Nota de la editora: este texto es el cuarto de una serie de cinco partes en las que escribiremos reseñas, odas, cartas de amor (o de odio), acerca de la música que escuchamos, la que más nos gusta y que nos ha influenciado.
Fernando Cabrera se presenta. Alza la mano derecha. Inclina la cabeza ligeramente hacia al frente. El micrófono falla. Toc, toc, lo golpea con dos dedos. El micrófono reacciona y Cabrera arranca como casi siempre; solo con su guitarra. Solo con una cajita de fósforos. Viste de negro y ahora usa espejuelos.

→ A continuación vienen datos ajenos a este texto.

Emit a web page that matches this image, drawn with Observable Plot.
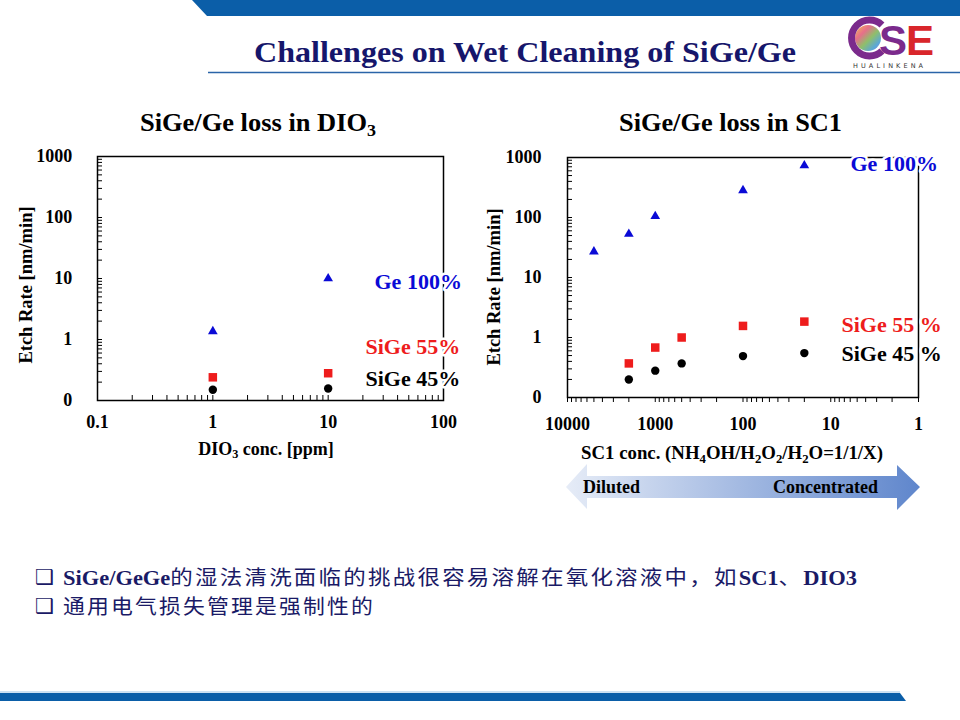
<!DOCTYPE html>
<html><head><meta charset="utf-8">
<script src="https://cdn.jsdelivr.net/npm/d3@7"></script>
<script src="https://cdn.jsdelivr.net/npm/@observablehq/plot@0.6"></script>
<style>
body{margin:0;background:#fff;}
#page{position:relative;width:960px;height:720px;overflow:hidden;font-family:"Liberation Serif","Times New Roman",serif;background:#fff;}
.abs{position:absolute;white-space:nowrap;}
.bold{font-weight:bold;}
.c{transform:translate(-50%,-50%);}
sub{font-size:0.68em;vertical-align:-0.28em;line-height:0;}
.cjk{font-family:"Noto Sans CJK SC",sans-serif;font-weight:400;letter-spacing:2px;}
.box{font-family:'DejaVu Sans',sans-serif;font-size:21px;font-weight:bold;color:#1a1a66;line-height:24px;}
</style></head><body>
<div id="page">
<svg class="abs" style="left:0;top:0" width="960" height="720">
  <defs>
    <linearGradient id="arrowGrad" x1="0" x2="1" y1="0" y2="0">
      <stop offset="0" stop-color="#e6ecf7"/>
      <stop offset="1" stop-color="#5f86cc"/>
    </linearGradient>
    <linearGradient id="rainbow" x1="0" x2="1" y1="0" y2="1">
      <stop offset="0" stop-color="#f2c14e"/>
      <stop offset="0.3" stop-color="#e76f8a"/>
      <stop offset="0.55" stop-color="#8fbf6a"/>
      <stop offset="0.8" stop-color="#5aa7d8"/>
      <stop offset="1" stop-color="#9b7fd0"/>
    </linearGradient>
  </defs>
  <polygon points="192,0 960,0 960,16 207,16" fill="#0b5ea8"/>
  <line x1="208" y1="72.5" x2="960" y2="72.5" stroke="#2a64a8" stroke-width="1.5"/>
  <line x1="0" y1="692" x2="900" y2="692" stroke="#9cc3e6" stroke-width="1.2"/>
  <polygon points="0,693 900,693 906,701 0,701" fill="#0b5ea8"/>
  <polygon points="566,487 587,464 587,476 897,476 897,465 920,487 897,510 897,498 587,498 587,509" fill="url(#arrowGrad)"/>
  <!-- logo -->
  <g>
    <circle cx="868" cy="38" r="13" fill="url(#rainbow)"/>
    <path d="M 882 25 A 18 18 0 1 0 882 51" fill="none" stroke="#7b2a8c" stroke-width="7"/>
    <text x="879" y="55" font-family="'Liberation Sans',sans-serif" font-weight="bold" font-size="42" fill="#7b2a8c">S</text>
    <text x="906" y="55" font-family="'Liberation Sans',sans-serif" font-weight="bold" font-size="42" fill="#d9262b">E</text>
    <text x="853" y="68" font-family="'DejaVu Sans',sans-serif" font-size="6.5" letter-spacing="3.1" fill="#333">HUALINKENA</text>
  </g>
</svg>

<div id="mainTitle" class="abs bold" style="left:254px;top:34px;font-size:30px;color:#16166b;line-height:36px;">Challenges on Wet Cleaning of SiGe/Ge</div>

<div id="t1" class="abs bold" style="left:140px;top:108px;font-size:25px;line-height:30px;">SiGe/Ge loss in DIO<sub>3</sub></div>
<div id="t2" class="abs bold" style="left:619px;top:108px;font-size:25px;line-height:30px;">SiGe/Ge loss in SC1</div>

<div id="leftChart" class="abs" style="left:0;top:140px;"></div>
<div id="rightChart" class="abs" style="left:480px;top:140px;"></div>

<div class="abs bold" style="left:26px;top:285px;font-size:18.5px;transform:translate(-50%,-50%) rotate(-90deg);">Etch Rate [nm/min]</div>
<div class="abs bold" style="left:494px;top:287px;font-size:18.5px;transform:translate(-50%,-50%) rotate(-90deg);">Etch Rate [nm/min]</div>
<div class="abs bold c" style="left:266px;top:449px;font-size:18px;">DIO<sub>3</sub> conc. [ppm]</div>
<div class="abs bold c" style="left:732px;top:453px;font-size:18.8px;">SC1 conc. (NH<sub>4</sub>OH/H<sub>2</sub>O<sub>2</sub>/H<sub>2</sub>O=1/1/X)</div>

<div class="abs bold" style="left:583px;top:476px;font-size:18px;line-height:22px;">Diluted</div>
<div class="abs bold" style="left:773px;top:476px;font-size:18px;line-height:22px;">Concentrated</div>

<div class="abs box" style="left:35px;top:565px;">❑</div>
<div class="abs box" style="left:35px;top:594px;">❑</div>
<div id="b1" class="abs" style="left:63px;top:564px;font-size:20px;line-height:26px;color:#1a1a66;"><span class="bold">SiGe/GeGe</span><span class="cjk">的湿法清洗面临的挑战很容易溶解在氧化溶液中，如</span><span class="bold">SC1</span><span class="cjk">、</span><span class="bold">DIO3</span></div>
<div id="b2" class="abs" style="left:63px;top:593px;font-size:20px;line-height:26px;color:#1a1a66;"><span class="cjk">通用电气损失管理是强制性的</span></div>
</div>

<script>
// ---------- data ----------
const dio3Conc = [1, 10];
const dio3Ge100 = [1.36, 10];
const dio3SiGe55 = [0.24, 0.28];
const dio3SiGe45 = [0.15, 0.157];

const sc1GeConc = [5000, 2000, 1000, 100, 20];
const sc1Ge100 = [27, 53, 105, 283, 735];
const sc1SiGeConc = [2000, 1000, 500, 100, 20];
const sc1SiGe55 = [0.37, 0.68, 1.0, 1.56, 1.84];
const sc1SiGe45 = [0.2, 0.28, 0.37, 0.49, 0.55];

const dio3SeriesNames = ["Ge 100%", "SiGe 55%", "SiGe 45%"];
const sc1SeriesNames = ["Ge 100%", "SiGe 55 %", "SiGe 45 %"];

const yTickValues = [0.1, 1, 10, 100, 1000];
const yTickLabels = ["0", "1", "10", "100", "1000"];
const dio3TickValues = [0.1, 1, 10, 100];
const dio3TickLabels = ["0.1", "1", "10", "100"];
const sc1TickValues = [10000, 1000, 100, 10, 1];
const sc1TickLabels = ["10000", "1000", "100", "10", "1"];

// ---------- helpers ----------
const FONT = "'Liberation Serif','Times New Roman',serif";
const BLUE = "#0a0ad6", RED = "#ee1c1c", BLACK = "#000";
function logTicks(lo, hi) {
  const t = [];
  for (let d = lo; d < hi * 1.0001; d *= 10)
    for (let k = 1; k <= 9; k++) { const v = +(d * k).toPrecision(6); if (v <= hi * 1.0001) t.push(v); }
  return t;
}
function fmtFrom(values, labels) {
  return v => { const i = values.findIndex(t => Math.abs(t - v) / t < 1e-6); return i < 0 ? "" : labels[i]; };
}
const rows = (xs, ys) => xs.map((x, i) => ({x, y: ys[i]}));
const labelStyle = {frameAnchor: "top-left", textAnchor: "start", lineAnchor: "middle", fontSize: 22, fontWeight: "bold", fontFamily: FONT, stroke: "white", strokeWidth: 5};

// ---------- left chart ----------
const left = Plot.plot({
  width: 480, height: 300, marginTop: 16, marginBottom: 40, marginLeft: 97, marginRight: 37,
  style: {fontFamily: FONT, background: "transparent", overflow: "visible", color: "black"},
  x: {type: "log", domain: [0.1, 100]},
  y: {type: "log", domain: [0.1, 1000]},
  marks: [
    Plot.axisY({ticks: logTicks(0.1, 1000), tickSize: -5, tickPadding: 30.3, tickFormat: fmtFrom(yTickValues, yTickLabels), label: null, fontSize: 18, fontWeight: "bold"}),
    Plot.axisX({ticks: logTicks(0.1, 100), tickSize: -5, tickPadding: 19.5, tickFormat: fmtFrom(dio3TickValues, dio3TickLabels), label: null, fontSize: 18, fontWeight: "bold"}),
    Plot.frame({stroke: "black", strokeWidth: 1.5}),
    Plot.dot(rows(dio3Conc, dio3Ge100), {x: "x", y: "y", symbol: "triangle", r: 3.6, fill: BLUE}),
    Plot.dot(rows(dio3Conc, dio3SiGe55), {x: "x", y: "y", symbol: "square", r: 4.8, fill: RED}),
    Plot.dot(rows(dio3Conc, dio3SiGe45), {x: "x", y: "y", symbol: "circle", r: 4.2, fill: BLACK}),
    Plot.text([dio3SeriesNames[0]], {...labelStyle, dx: 277, dy: 125, fill: BLUE}),
    Plot.text([dio3SeriesNames[1]], {...labelStyle, dx: 268, dy: 190, fill: RED}),
    Plot.text([dio3SeriesNames[2]], {...labelStyle, dx: 268, dy: 222, fill: BLACK})
  ]
});
document.getElementById("leftChart").append(left);

// ---------- right chart ----------
const right = Plot.plot({
  width: 480, height: 300, marginTop: 17, marginBottom: 43, marginLeft: 87, marginRight: 42,
  style: {fontFamily: FONT, background: "transparent", overflow: "visible", color: "black"},
  x: {type: "log", domain: [1, 10000], reverse: true},
  y: {type: "log", domain: [0.1, 1000]},
  marks: [
    Plot.axisY({ticks: logTicks(0.1, 1000), tickSize: -5, tickPadding: 31, tickFormat: fmtFrom(yTickValues, yTickLabels), label: null, fontSize: 18, fontWeight: "bold"}),
    Plot.axisX({ticks: logTicks(1, 10000), tickSize: 5, tickPadding: 15, tickFormat: fmtFrom(sc1TickValues, sc1TickLabels), label: null, fontSize: 18, fontWeight: "bold"}),
    Plot.frame({stroke: "black", strokeWidth: 1.5}),
    Plot.dot(rows(sc1GeConc, sc1Ge100), {x: "x", y: "y", symbol: "triangle", r: 3.6, fill: BLUE}),
    Plot.dot(rows(sc1SiGeConc, sc1SiGe55), {x: "x", y: "y", symbol: "square", r: 4.8, fill: RED}),
    Plot.dot(rows(sc1SiGeConc, sc1SiGe45), {x: "x", y: "y", symbol: "circle", r: 4.2, fill: BLACK}),
    Plot.text([sc1SeriesNames[0]], {...labelStyle, dx: 283, dy: 6, fill: BLUE}),
    Plot.text([sc1SeriesNames[1]], {...labelStyle, dx: 274, dy: 167, fill: RED}),
    Plot.text([sc1SeriesNames[2]], {...labelStyle, dx: 274, dy: 196, fill: BLACK})
  ]
});
document.getElementById("rightChart").append(right);

// ---------- fit text widths ----------
function fit(id, w) {
  const el = document.getElementById(id);
  const r = el.getBoundingClientRect().width;
  el.style.transformOrigin = "left center";
  el.style.transform = `scaleX(${w / r})`;
}
fit("mainTitle", 542);
fit("t1", 236);
fit("t2", 223);
fit("b1", 794);
fit("b2", 312);
</script>
</body></html>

Era el 2013 en aquella plaza en Ñuñoa, Santiago de Chile. La primavera estaba cerca. Los perros paseaban entre nosotros, que aguardábamos sentados, las rodillas abrazadas, maravillados como niños. Cabrera tocó un puñado de canciones, pocas, las suficientes para hacer de aquella tarde un eco inalterable.
Cabrera (1956, Montevideo, Uruguay) pertenece a una estirpe de músicos cuyo descubrimiento es un regalo. Sus canciones abren ventanas (Puerta de los dos); son arrumo para las cosas que terminan (Te abracé en la noche); o poemas bellísimos a los que siempre es preciso volver (El tiempo está después). El montevideano, también conocido como “El bardo”, recoge en sus canciones las pulsiones y personajes que componían el paisaje de su infancia en esos recorridos de noche cerrada al lado de su padre camionero.
Para todos los que desconocíamos de su existencia, su trabajo saltó a la luz pública en una presentación en La Trastienda (Argentina) el año 2003. Sus presentaciones, sin embargo, continúan teniendo como escenario lugares más bien modestos en su natal Uruguay, Brasil, Argentina o Chile. Humphrey Inzillo, de la revista Rolling Stone, relata la afanosa búsqueda de un hombre llamado Jorge Drexler, su lucha incesante por encontrar al bardo. “En una cruza de obsesión y devoción, lo persiguió durante un par de años tocara donde tocara, solo para observar, minuciosamente, su mano derecha”.
No es para menos. Con apenas dos acordes y su voz quebradiza, temblorosa, Fernando Cabrera hace cosas inverosímiles. Como en ese himno que es una especie de samba criolla (Viveza) en donde la única instrumentación es una caja de fósforos. Su música es inclasificable. Él mismo se denomina un cantor popular. Es posible, de todas formas, trazar los cambios, la madurez que ha adquirido al prescindir de los ropajes con los que revestía algunas de sus canciones, por ejemplo, en los ochenta. Su versión de Muchacha ojos de papel, del argentino Luis Alberto Spinetta, da cuenta del idioma único que Cabrera ha sabido crearse.
Poeta, compositor de música para largometrajes, autor de más de una decena de discos, detallista puntilloso, lector voraz de literatura gauchesca, Cabrera ha acompañado a un sinnúmero de músicos que admira y lo admiran. Entre ellos destacan sus compatriotas Eduardo Mateo (Mateo & Cabrera), Jorge Drexler, Rubén Rada, así como el argentino Kevin Johansen. Su composición de la banda sonora en el documental Jamás leí a Onetti, merece una mención especial.
Cabrera acostumbra alterar sus canciones en cada recital. Aquella tarde de 2013 no fue la excepción. Muchos no conocían a ese hombre que cantó como si cada presentación fuese una oportunidad irrepetible para permanecer en cada uno de los espectadores. Al final levantó la mano derecha —la misma que Jorge Drexler perseguía sin descanso— igual que al principio, se la llevó al corazón, y se perdió en el parque. Como uno más.